A cautionary tale for journalists – don’t fall for PR and check your sources
This is how Rwandan PR reacts when a journalist tweets a link to a story about torture in Rwanda. On Sunday May 27th Radio France International journalist, Sonia Rolley, tweeted a link to a story in French about a submission by Amnesty International to the UN Committee against Torture. The Amnesty submission concerned the use of torture in Rwandan military detention facilities. Within 10 minutes of her tweet, she had a response from Phil Quin that attempted to discredit the source of the article. The link that Sonia Rolley tweeted was to a site in Belgium called Jambo News. This site is a news site run by young Rwandan students, too young to have what Phil Quin calls “an ugly lineage.” The suggestion of “ugly lineages” is how Rwanda, via its ever present and all pervasive PR machine, attempts to discredit criticism by suggesting overtly or otherwise, that the source is associated with or links to ‘genocidaires’. Notice how Phil Quin attempts to deftly redirect attention to a story about the DR Congo in the UK’s Independent newspaper. Phil Quin is an active user of Twitter when he is not advising the Rwandan Police Department how to manage their own PR. Of course, he fails to mention his PR work for the Rwandan Government on his Twitter profile. What is troubling but not unique, is the reaction of Sonia Rolley. She buys into the PR line immediately and admits to failing to find an alternative link to confirm the Jambo News article. That is both a sad indictment of contemporary journalism and a cautionary tale on the use of social media. It took me around 7 minutes to find the source directly and corroborate the truth of the Jambo News report.

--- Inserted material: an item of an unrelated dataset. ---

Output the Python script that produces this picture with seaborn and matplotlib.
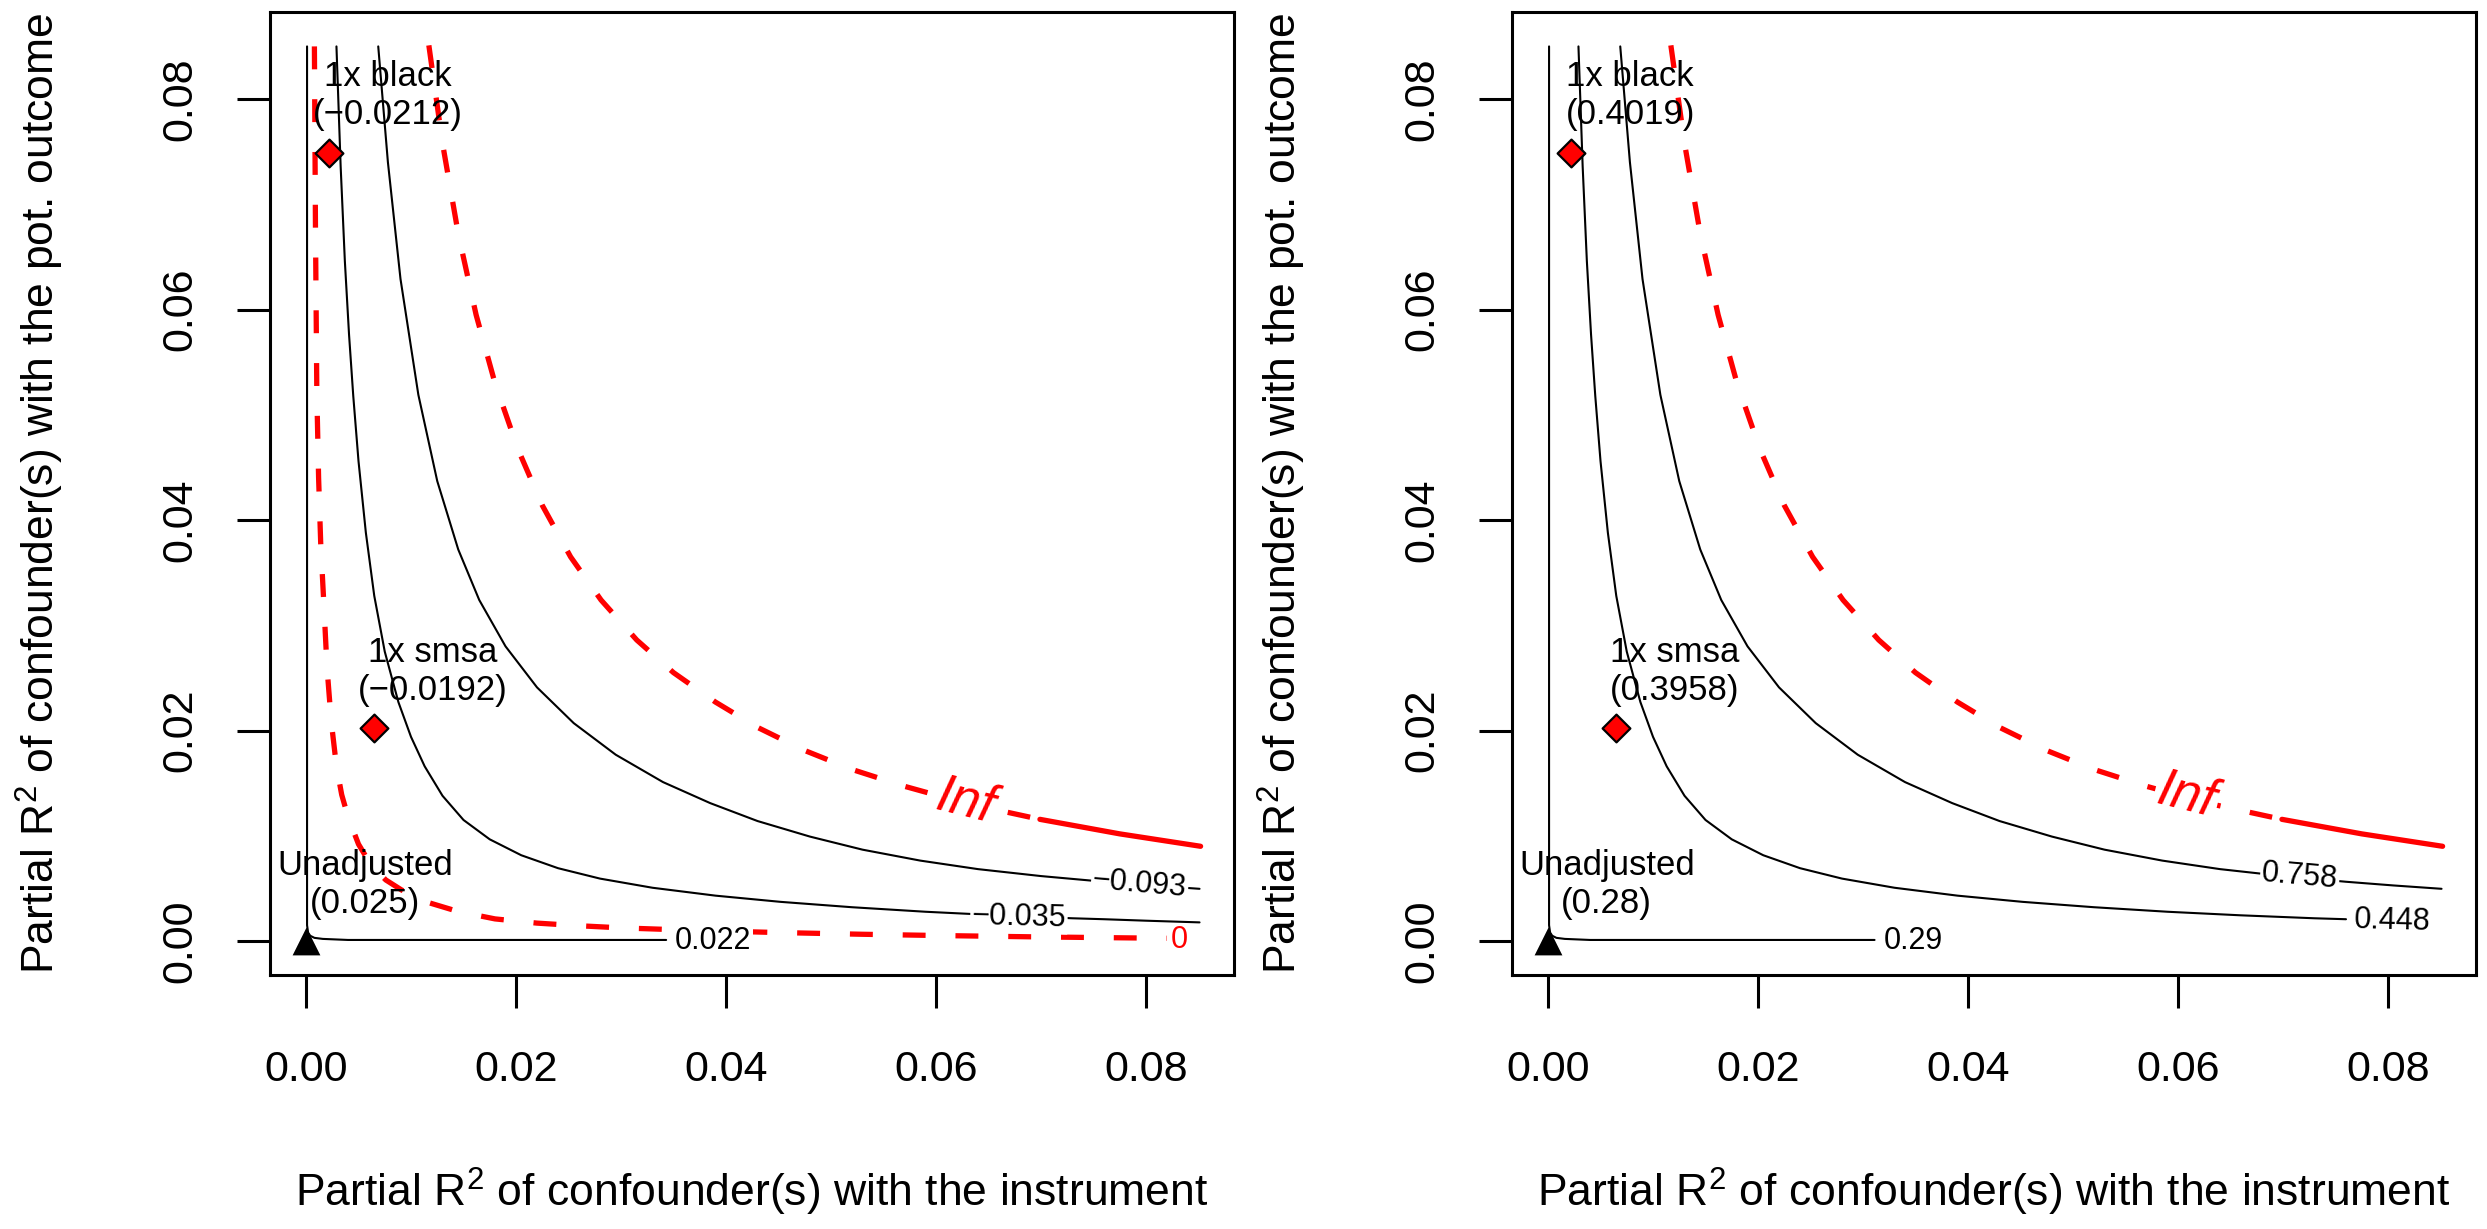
import matplotlib
matplotlib.use("Agg")
import matplotlib.pyplot as plt
import seaborn as sns

# contour curves
# x = partial R2 with the instrument, y = partial R2 with the pot. outcome
near_x = [0.0001, 0.0001, 0.0002, 0.0004, 0.0008, 0.0016, 0.0040, 0.0100, 0.0311, 0.0343]
near_y = [0.0850, 0.0015, 0.0008, 0.0005, 0.0003, 0.0002, 0.0001, 0.0001, 0.0001, 0.0001]

mid_x = [0.0029, 0.0033, 0.0037, 0.0041, 0.0045, 0.0050, 0.0057, 0.0065, 0.0075,
         0.0088, 0.0100, 0.0113, 0.0130, 0.0150, 0.0175, 0.0205, 0.0240, 0.0280,
         0.0330, 0.0390, 0.0452, 0.0520, 0.0590, 0.0660, 0.0730, 0.0760, 0.0800, 0.0851]
mid_y = [0.0850, 0.0736, 0.0646, 0.0576, 0.0518, 0.0456, 0.0388, 0.0328, 0.0275,
         0.0227, 0.0194, 0.0166, 0.0138, 0.0115, 0.00966, 0.00815, 0.00692, 0.00593,
         0.00506, 0.00431, 0.00372, 0.00321, 0.00278, 0.00244, 0.00216, 0.00207,
         0.00193, 0.00177]

outer_x = [0.00688, 0.0078, 0.0090, 0.0107, 0.0125, 0.0145, 0.0165, 0.0190, 0.0220,
           0.0255, 0.0295, 0.0340, 0.0385, 0.0430, 0.0480, 0.0530, 0.0585, 0.0640,
           0.0700, 0.0760, 0.0805, 0.0851]
outer_y = [0.0850, 0.0740, 0.0629, 0.0519, 0.0437, 0.0372, 0.0324, 0.0280, 0.0241,
           0.0207, 0.0177, 0.0151, 0.0131, 0.0114, 0.00992, 0.00868, 0.00764, 0.00683,
           0.00617, 0.00563, 0.00528, 0.00496]

inf_x = [0.0117, 0.0130, 0.0145, 0.0162, 0.0180, 0.0202, 0.0225, 0.0252, 0.0281,
         0.0315, 0.0350, 0.0390, 0.0430, 0.0475, 0.0520, 0.0570, 0.0628, 0.0699,
         0.0775, 0.0852]
inf_y = [0.0851, 0.0758, 0.0672, 0.0595, 0.0530, 0.0467, 0.0414, 0.0365, 0.0324,
         0.0286, 0.0255, 0.0227, 0.0203, 0.0181, 0.0163, 0.0147, 0.0131, 0.01156,
         0.01018, 0.0090]

zero_x = [0.0008, 0.0009, 0.00103, 0.0012, 0.0014, 0.00168, 0.0020, 0.0024, 0.0029,
          0.0034, 0.0040, 0.0050, 0.0062, 0.0076, 0.0091, 0.0115, 0.0145, 0.0180,
          0.0220, 0.0260, 0.0302, 0.0380, 0.0452, 0.0530, 0.0610, 0.0690, 0.0760, 0.0820]
zero_y = [0.0850, 0.0680, 0.0521, 0.0440, 0.0378, 0.0324, 0.0260, 0.0209, 0.0166,
          0.0139, 0.0118, 0.0092, 0.0072, 0.0058, 0.00485, 0.0037, 0.0028, 0.0021,
          0.0017, 0.00145, 0.00124, 0.00098, 0.00080, 0.00064, 0.00051, 0.00040,
          0.00032, 0.00026]

ticks = [0.00, 0.02, 0.04, 0.06, 0.08]
tick_labels = ["0.00", "0.02", "0.04", "0.06", "0.08"]

point_names = ["Unadjusted", "1x black", "1x smsa"]
point_x = [0.0, 0.00222, 0.00644]
point_y = [0.0, 0.0749, 0.0202]
left_point_values = ["0.025", "\u22120.0212", "\u22120.0192"]
right_point_values = ["0.28", "0.4019", "0.3958"]

left_levels = ["0.022", "\u22120.035", "\u22120.093"]
right_levels = ["0.29", "0.448", "0.758"]

# where the labels sit on the curves, and where a curve stops before its label
left_label_pos = [(0.0388, 0.0000), (0.0679, 0.0023), (0.0794, 0.0054)]
right_label_pos = [(0.0348, 0.0000), (0.0804, 0.0019), (0.0716, 0.0061)]
left_line_end = [0.0343, None, None]
right_line_end = [0.0311, 0.0760, None]
label_rot = [0, -1.5, -5]
left_inf_pos = (0.0628, 0.0132)
right_inf_pos = (0.0608, 0.0137)
inf_solid_from = 0.0699

sns.set_theme(style="ticks")
plt.rcParams["font.family"] = ["Liberation Sans", "DejaVu Sans"]
plt.rcParams["mathtext.fontset"] = "custom"
plt.rcParams["mathtext.rm"] = "Liberation Sans"
plt.rcParams["mathtext.default"] = "regular"
plt.rcParams["lines.scale_dashes"] = False
plt.rcParams["text.color"] = "black"
plt.rcParams["axes.labelcolor"] = "black"
plt.rcParams["xtick.color"] = "black"
plt.rcParams["ytick.color"] = "black"
plt.rcParams["lines.solid_joinstyle"] = "round"
plt.rcParams["lines.dash_joinstyle"] = "round"

RED = "#ff0000"
BLACK_LW = 1.5
RED_LW = 3.8
DASH = (0, (16.5, 21.5))
label_box = dict(boxstyle="square,pad=0.05", fc="white", ec="none")


def draw_panel(ax, levels, label_pos, line_end, inf_pos, point_values, show_zero):
    curves = [(near_x, near_y), (mid_x, mid_y), (outer_x, outer_y)]
    for (cx, cy), end, lab, pos, rot in zip(curves, line_end, levels, label_pos, label_rot):
        keep = [i for i, v in enumerate(cx) if end is None or v <= end]
        sns.lineplot(x=[cx[i] for i in keep], y=[cy[i] for i in keep], sort=False,
                     estimator=None, color="black", linewidth=BLACK_LW, ax=ax, zorder=2)
        ax.text(pos[0], pos[1], lab, fontsize=22, rotation=rot, ha="center", va="center",
                color="black", bbox=label_box, zorder=3)

    dashed = [i for i, v in enumerate(inf_x) if v <= inf_solid_from]
    solid = [i for i, v in enumerate(inf_x) if v >= inf_solid_from]
    sns.lineplot(x=[inf_x[i] for i in dashed], y=[inf_y[i] for i in dashed], sort=False,
                 estimator=None, color=RED, linewidth=RED_LW, linestyle=DASH, ax=ax, zorder=2)
    sns.lineplot(x=[inf_x[i] for i in solid], y=[inf_y[i] for i in solid], sort=False,
                 estimator=None, color=RED, linewidth=RED_LW, ax=ax, zorder=2)
    ax.text(inf_pos[0], inf_pos[1], "Inf", fontsize=38, style="italic", rotation=-14,
            ha="center", va="center", color=RED, bbox=label_box, zorder=3)

    if show_zero:
        sns.lineplot(x=zero_x, y=zero_y, sort=False, estimator=None, color=RED,
                     linewidth=RED_LW, linestyle=DASH, ax=ax, zorder=2)
        ax.text(0.0832, 0.0001, "0", fontsize=22, ha="center", va="center", color=RED, zorder=3)

    sns.scatterplot(x=point_x[:1], y=point_y[:1], marker="^", s=400, color="black",
                    edgecolor="black", linewidth=0, ax=ax, zorder=4)
    sns.scatterplot(x=point_x[1:], y=point_y[1:], marker="D", s=200, color=RED,
                    edgecolor="black", linewidth=1.6, ax=ax, zorder=4)
    for name, px, py, val in zip(point_names, point_x, point_y, point_values):
        ax.text(px + 0.0056, py + 0.0054, f"{name}\n({val})", fontsize=25,
                ha="center", va="center", color="black", zorder=5)

    ax.set_xlim(-0.00343, 0.08838)
    ax.set_ylim(-0.00323, 0.08827)
    ax.set_xticks(ticks, tick_labels)
    ax.set_yticks(ticks, tick_labels, rotation=90, va="center")
    ax.tick_params(axis="both", length=23.8, width=2.2, labelsize=31, color="black",
                   labelcolor="black", direction="out")
    ax.tick_params(axis="x", pad=30)
    ax.tick_params(axis="y", pad=26)
    for sp in ax.spines.values():
        sp.set_visible(True)
        sp.set_linewidth(2.2)
        sp.set_color("black")
    ax.set_xlabel("Partial R$^2$ of confounder(s) with the instrument", fontsize=32,
                  va="center", color="black")
    ax.set_ylabel("Partial R$^2$ of confounder(s) with the pot. outcome", fontsize=32,
                  va="center", color="black")
    ax.xaxis.set_label_coords(0.5, -0.2253)
    ax.yaxis.set_label_coords(-0.2386, 0.5)


fig = plt.figure(figsize=(24.87, 12.29), dpi=100)
ax_l = fig.add_axes([0.10856, 0.20667, 0.38761, 0.78357])
ax_r = fig.add_axes([0.60796, 0.20667, 0.38761, 0.78357])

draw_panel(ax_l, left_levels, left_label_pos, left_line_end, left_inf_pos,
           left_point_values, True)
draw_panel(ax_r, right_levels, right_label_pos, right_line_end, right_inf_pos,
           right_point_values, False)

fig.savefig("out.png", dpi=100, facecolor="white")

I raise these issues because the accusations of “negationism” – genocide denying – or worse, whenever anyone raises any subject that may be critical of Rwanda, are a constant refrain. Sonia was just doing her job when she tweeted the original link and yet as soon as the tweet appeared Phil Quin attempts to discredit it. As a little research demonstrates, the article on Jambo News was reporting the facts of the Amnesty Report accurately and the attempts at discrediting the source are attempts to silence reporting that shouldn’t be allowed to pass. Sonia, a journalist who has produced many fine reports from Africa, has herself had the experience of being silenced by a repressive regime when she was thrown out of Chad in 2008. More importantly she was also evicted from Rwanda when RFI was indefinitely banned following a major clash between Rwanda and France over responsibility for the 1994 genocide. Thus allowing a source to be so easily discredited as “a dubious source with an ugly lineage” is questionable.
Rwanda, has of course, every right of reply to Amnesty’s allegations. It is worthwhile to note that the US State Department’s recently released country report for Rwanda, is equally critical of Rwanda’s human rights record. Although the State Department report takes note of attempts to improve media regulation in Rwanda and this is certainly a move in the right direction. However, as long as questions or debate are silenced by accusations of ‘genocide denial’ when that is clearly not the case, the criticisms of Rwanda’s human rights record and PR spin are only going to get louder.
Outline of the Amnesty International Report to the UN Committee Against Torture
In a May 2012 briefing to the UN Committee Against Torture, Amnesty International has denounced “torture and other ill-treatment” in military detention facilities. The report, which Amnesty claims is “not exhaustive”, documents “18 allegations of torture and other ill-treatment by Rwandan military intelligence and other security personnel.” The report only focuses on ill-treatment in military detention facilities and comments that the number of people at risk of torture or who may have been subjected to torture or other ill-treatment, is likely to be significantly higher than the number of cases documented.
“When I got to the point of dying, I told them to bring me a piece of paper [to sign], but they continued to torture me.”
The report documents the use of electric shocks, beatings, bags forced over victim’s heads to restrict breathing, starvation, and solitary confinement during which: “their hands were handcuffed behind their back and their legs were chained together. ” This is alongside secret detention and enforced disappearance, denial of access to legal representation, denial of medical treatment and confessions and evidence obtained through the use of torture. Many of the victims were young males between the ages of 15 and 40.